John Carlton explains how to trash the competition without sinking to their level. Most people just put down the competition…John shows how to do it and elevate your own image at the same time.
Going into another virgin territory, like golf for example, it wasn’t necessary to be contrarian, although, in almost every ad I have written for golf I have taken a swipe at PGA pros. PGA pros, meaning those guys at every country club around the country who teach lessons.
Audience: I am confused about how you guys say not to criticize the competition…
John: You gotta be careful about it.
Audience: I do in my copy (unintelligible)
John: You have to be careful when it is a common thing to say. Anybody shop for a car recently? Anybody have a salesman say “oh, you own a Chevy? Chevy is a fine automobile! No. You say “oh, Chevy, yeah, I’d never buy a Chevy”. That is what you usually get. In most businesses, people trash the competition out of hand. It becomes meaningless.

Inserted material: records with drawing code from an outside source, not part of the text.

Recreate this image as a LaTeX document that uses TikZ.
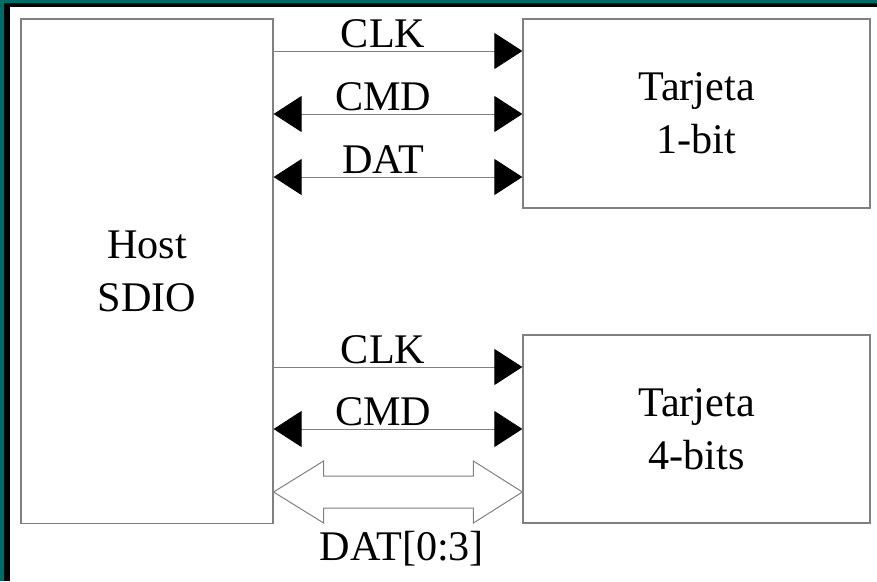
\documentclass[tikz,border=0pt]{standalone}
\usepackage{fontspec}
\setmainfont{Liberation Serif}
\usetikzlibrary{arrows.meta,calc}
\definecolor{frameteal}{RGB}{0,107,102}
\definecolor{linegray}{RGB}{128,128,128}

\begin{document}
\begin{tikzpicture}[x=0.025cm, y=-0.025cm,
    block/.style={rectangle, draw=linegray, line width=0.8pt, align=center, inner sep=0pt, font=\fontsize{30}{37.7}\selectfont},
    sig/.style={draw=linegray, line width=0.7pt, >={Triangle[length=0.7cm, width=0.9cm, color=black, fill=black]}},
    lbl/.style={anchor=base, yshift=0.1cm, inner sep=0pt, pos=0.44, font=\fontsize{30}{37.7}\selectfont},
    fat/.style={draw=linegray, line width=0.7pt, fill=white, line join=miter}
]
\useasboundingbox (0,0) rectangle (877,581);

% Frame
\fill[frameteal] (0,0) rectangle (877,3);
\fill[frameteal] (0,0) rectangle (4,581);
\fill[black] (4,3) rectangle (877,7);
\fill[black] (4,3) rectangle (9.5,581);

% Host
\node[block, minimum width=6.3cm, minimum height=12.6cm] (host) at (147,271) {Host\\SDIO};

% Cards
\node[block, minimum width=8.675cm, minimum height=4.725cm] (card1) at (696.5,113.5) {Tarjeta\\1-bit};
\node[block, minimum width=8.675cm, minimum height=4.7cm] (card4) at (696.5,429) {Tarjeta\\4-bits};

% 1-bit bus
\draw[sig, ->] (host.east |- 0,51) -- node[lbl] {CLK} (card1.west |- 0,51);
\draw[sig, <->] (host.east |- 0,114) -- node[lbl] {CMD} (card1.west |- 0,114);
\draw[sig, <->] (host.east |- 0,177) -- node[lbl] {DAT} (card1.west |- 0,177);

% 4-bit bus
\draw[sig, ->] (host.east |- 0,367) -- node[lbl] {CLK} (card4.west |- 0,367);
\draw[sig, <->] (host.east |- 0,429) -- node[lbl] {CMD} (card4.west |- 0,429);

\coordinate (datl) at (host.east |- 0,492);
\coordinate (datr) at (card4.west |- 0,492);
\draw[fat] (datl) -- ++(50,-31) -- ++(0,15) -- ($(datr)+(-49,-16)$) -- ++(0,-15) -- (datr)
    -- ++(-49,31) -- ++(0,-15) -- ($(datl)+(50,16)$) -- ++(0,15) -- cycle;
\node[anchor=base, inner sep=0pt, font=\fontsize{30}{37.7}\selectfont] (datbus) at ($(datl)!0.516!(datr)+(0,68)$) {DAT[0:3]};

\end{tikzpicture}
\end{document}
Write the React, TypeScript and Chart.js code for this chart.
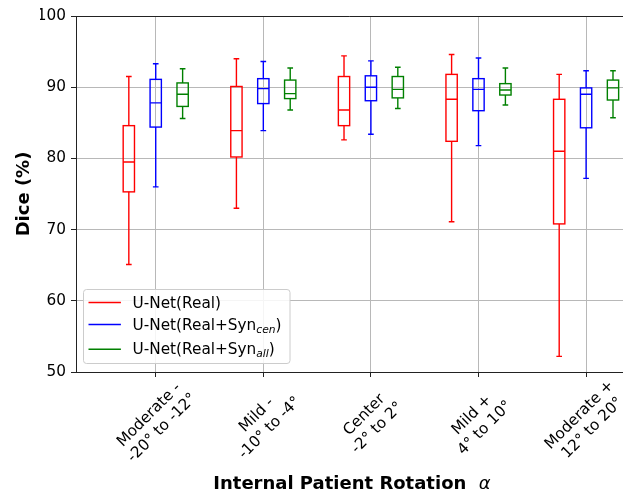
import React, { useEffect, useRef } from 'react';
import { Chart, registerables } from 'chart.js';

Chart.register(...registerables);

// Category tick labels (two lines each)
const categoryLines: string[][] = [
  ['Moderate -', '-20° to -12°'],
  ['Mild -', '-10° to -4°'],
  ['Center', '-2° to 2°'],
  ['Mild +', '4° to 10°'],
  ['Moderate +', '12° to 20°'],
];

// Each entry: [lower whisker, Q1, median, Q3, upper whisker]
const unetReal: number[][] = [
  [65.1, 75.3, 79.5, 84.6, 91.5],
  [73.0, 80.2, 83.9, 90.1, 94.0],
  [82.6, 84.6, 86.8, 91.5, 94.4],
  [71.1, 82.4, 88.3, 91.8, 94.6],
  [52.2, 70.8, 81.0, 88.3, 91.8],
];
const unetRealSynCen: number[][] = [
  [76.0, 84.4, 87.8, 91.1, 93.3],
  [83.9, 87.7, 89.8, 91.2, 93.6],
  [83.4, 88.1, 90.0, 91.6, 93.7],
  [81.8, 86.7, 89.7, 91.2, 94.1],
  [77.2, 84.3, 89.0, 89.9, 92.3],
];
const unetRealSynAll: number[][] = [
  [85.6, 87.3, 89.0, 90.6, 92.6],
  [86.8, 88.4, 89.1, 91.0, 92.7],
  [87.0, 88.5, 89.7, 91.5, 92.8],
  [87.5, 88.9, 89.6, 90.5, 92.7],
  [85.7, 88.2, 89.9, 91.0, 92.3],
];

const seriesLabels = [
  { main: 'U-Net(Real)', sub: '', tail: '' },
  { main: 'U-Net(Real+Syn', sub: 'cen', tail: ')' },
  { main: 'U-Net(Real+Syn', sub: 'all', tail: ')' },
];
const seriesColors = ['#ff0000', '#0000ff', '#008000'];
const seriesOffsets = [-0.25, 0, 0.25];
const seriesStats = [unetReal, unetRealSynCen, unetRealSynAll];

const yTicks = [50, 60, 70, 80, 90, 100];

const FONT = "'DejaVu Sans'";
const BOX_W = 0.105;

const boxPlugin = {
  id: 'boxDraw',
  afterDatasetsDraw(chart: any) {
    const ctx = chart.ctx;
    const xs = chart.scales.x;
    const ys = chart.scales.y;
    const halfW = (xs.getPixelForValue(BOX_W) - xs.getPixelForValue(0)) / 2;
    const capW = halfW / 2;
    ctx.save();
    ctx.lineWidth = 1.4;
    chart.data.datasets.forEach((ds: any) => {
      ctx.strokeStyle = ds.borderColor;
      ds.stats.forEach((st: number[], i: number) => {
        const xc = xs.getPixelForValue(i + 1 + ds.offset);
        const [lo, q1, med, q3, hi] = st.map((v) => ys.getPixelForValue(v));
        ctx.beginPath();
        ctx.moveTo(xc, q1); ctx.lineTo(xc, lo);
        ctx.moveTo(xc, q3); ctx.lineTo(xc, hi);
        ctx.moveTo(xc - capW, lo); ctx.lineTo(xc + capW, lo);
        ctx.moveTo(xc - capW, hi); ctx.lineTo(xc + capW, hi);
        ctx.moveTo(xc - halfW, med); ctx.lineTo(xc + halfW, med);
        ctx.stroke();
        ctx.strokeRect(xc - halfW, q3, halfW * 2, q1 - q3);
      });
    });
    ctx.restore();
  },
  afterDraw(chart: any) {
    const ctx = chart.ctx;
    const xs = chart.scales.x;
    const area = chart.chartArea;
    ctx.save();
    // top spine
    ctx.strokeStyle = '#222';
    ctx.lineWidth = 1;
    ctx.beginPath();
    ctx.moveTo(area.left, Math.round(area.top) + 0.5);
    ctx.lineTo(area.right, Math.round(area.top) + 0.5);
    ctx.stroke();

    ctx.fillStyle = '#000';
    // x tick labels, rotated 45°
    ctx.font = `15.3px ${FONT}`;
    ctx.textAlign = 'center';
    ctx.textBaseline = 'middle';
    categoryLines.forEach((lines, i) => {
      const x = xs.getPixelForValue(i + 1);
      ctx.save();
      ctx.translate(x, area.bottom + 49.5);
      ctx.rotate(-Math.PI / 4);
      ctx.fillText(lines[0], 0, -9.2);
      ctx.fillText(lines[1], 0, 9.2);
      ctx.restore();
    });

    // x title
    ctx.textBaseline = 'alphabetic';
    ctx.textAlign = 'left';
    const t1 = 'Internal Patient Rotation  ';
    ctx.font = `bold 18px ${FONT}`;
    const w1 = ctx.measureText(t1).width;
    ctx.font = `oblique 18px ${FONT}`;
    const w2 = ctx.measureText('α').width;
    const tx = 352 - (w1 + w2) / 2;
    ctx.font = `bold 18px ${FONT}`;
    ctx.fillText(t1, tx, 489);
    ctx.font = `oblique 18px ${FONT}`;
    ctx.fillText('α', tx + w1, 489);

    // y title
    ctx.save();
    ctx.translate(28.5, (area.top + area.bottom) / 2);
    ctx.rotate(-Math.PI / 2);
    ctx.font = `bold 18px ${FONT}`;
    ctx.textAlign = 'center';
    ctx.fillText('Dice (%)', 0, 0);
    ctx.restore();

    // legend
    const lx = area.left + 7.5;
    const lyBottom = area.bottom - 8.5;
    const lh = 74;
    const lw = 206.5;
    const ly = lyBottom - lh;
    ctx.beginPath();
    ctx.roundRect(lx, ly, lw, lh, 3);
    ctx.fillStyle = 'rgba(255,255,255,0.85)';
    ctx.fill();
    ctx.strokeStyle = '#cccccc';
    ctx.lineWidth = 1;
    ctx.stroke();
    const rowY = [ly + 13, ly + 35, ly + 59.7];
    seriesLabels.forEach((lab, k) => {
      const y = rowY[k];
      ctx.strokeStyle = seriesColors[k];
      ctx.lineWidth = 1.6;
      ctx.beginPath();
      ctx.moveTo(lx + 5, y);
      ctx.lineTo(lx + 37.4, y);
      ctx.stroke();
      ctx.fillStyle = '#000';
      ctx.textAlign = 'left';
      ctx.textBaseline = 'alphabetic';
      let cx = lx + 49;
      const base = y + 5;
      ctx.font = `15.3px ${FONT}`;
      ctx.fillText(lab.main, cx, base);
      cx += ctx.measureText(lab.main).width;
      if (lab.sub) {
        ctx.font = `oblique 10.7px ${FONT}`;
        ctx.fillText(lab.sub, cx, base + 3);
        cx += ctx.measureText(lab.sub).width;
        ctx.font = `15.3px ${FONT}`;
        ctx.fillText(lab.tail, cx, base);
      }
    });
    ctx.restore();
  },
};

export default function App() {
  const ref = useRef<HTMLCanvasElement | null>(null);
  useEffect(() => {
    if (!ref.current) return;
    const datasets = seriesStats.map((stats, k) => ({
      label: seriesLabels[k].main + seriesLabels[k].sub + seriesLabels[k].tail,
      data: stats.map((st, i) => ({ x: i + 1 + seriesOffsets[k], y: st[2] })),
      borderColor: seriesColors[k],
      backgroundColor: seriesColors[k],
      pointRadius: 0,
      showLine: false,
      stats,
      offset: seriesOffsets[k],
    }));
    const chart = new Chart(ref.current, {
      type: 'scatter',
      data: { datasets: datasets as any },
      options: {
        animation: false,
        responsive: false,
        devicePixelRatio: 1,
        layout: { padding: { left: 40, top: 16, right: 0, bottom: 117 } },
        plugins: { legend: { display: false }, tooltip: { enabled: false } },
        scales: {
          x: {
            type: 'linear',
            min: 0.259,
            max: 5.343,
            afterBuildTicks: (s: any) => {
              s.ticks = categoryLines.map((_, i) => ({ value: i + 1 }));
            },
            afterFit: (s: any) => { s.height = 5; },
            ticks: { display: false },
            grid: { color: '#b8b8b8', lineWidth: 1, drawTicks: true, tickLength: 5, tickColor: '#222' },
            border: { display: true, color: '#222', width: 1 },
          },
          y: {
            type: 'linear',
            min: 50,
            max: 100,
            afterBuildTicks: (s: any) => {
              s.ticks = yTicks.map((v) => ({ value: v }));
            },
            afterFit: (s: any) => { s.width = 36; },
            ticks: { font: { family: FONT, size: 15.3 }, color: '#000', padding: 5 },
            grid: { color: '#b8b8b8', lineWidth: 1, drawTicks: true, tickLength: 5, tickColor: '#222' },
            border: { display: true, color: '#222', width: 1 },
          },
        },
      },
      plugins: [boxPlugin],
    });
    return () => chart.destroy();
  }, []);
  return (
    <div style={{ position: 'fixed', left: 0, top: 0, width: 623, height: 494, background: '#fff' }}>
      <canvas ref={ref} width={623} height={494} style={{ display: 'block' }} />
    </div>
  );
}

They don’t give a reason why, except a general “It’s not worth it” or “they’ll rip you off”. It’s part of your USP. You’re positioning yourself against them. So, rather than saying “those guys don’t know what they’re talking about”, “they’re bad”, “they’ll hurt you”, the best way to say it is “Well, you know, you could spend your money there, and those guys have been in business a long time”…kind of a back-handed compliment, don’t actually trash them… “However, if you’re looking for x, x and x, I should point out to you that we have 24-hour service lines open and those guys are only open from 9 to 5. Maybe that serves you well, but if something happens to you at 10:00 at night you’re not going to get anybody over there, and that’s part of our main thing.” So you play up your strengths, positioned against what you perceive as their weaknesses.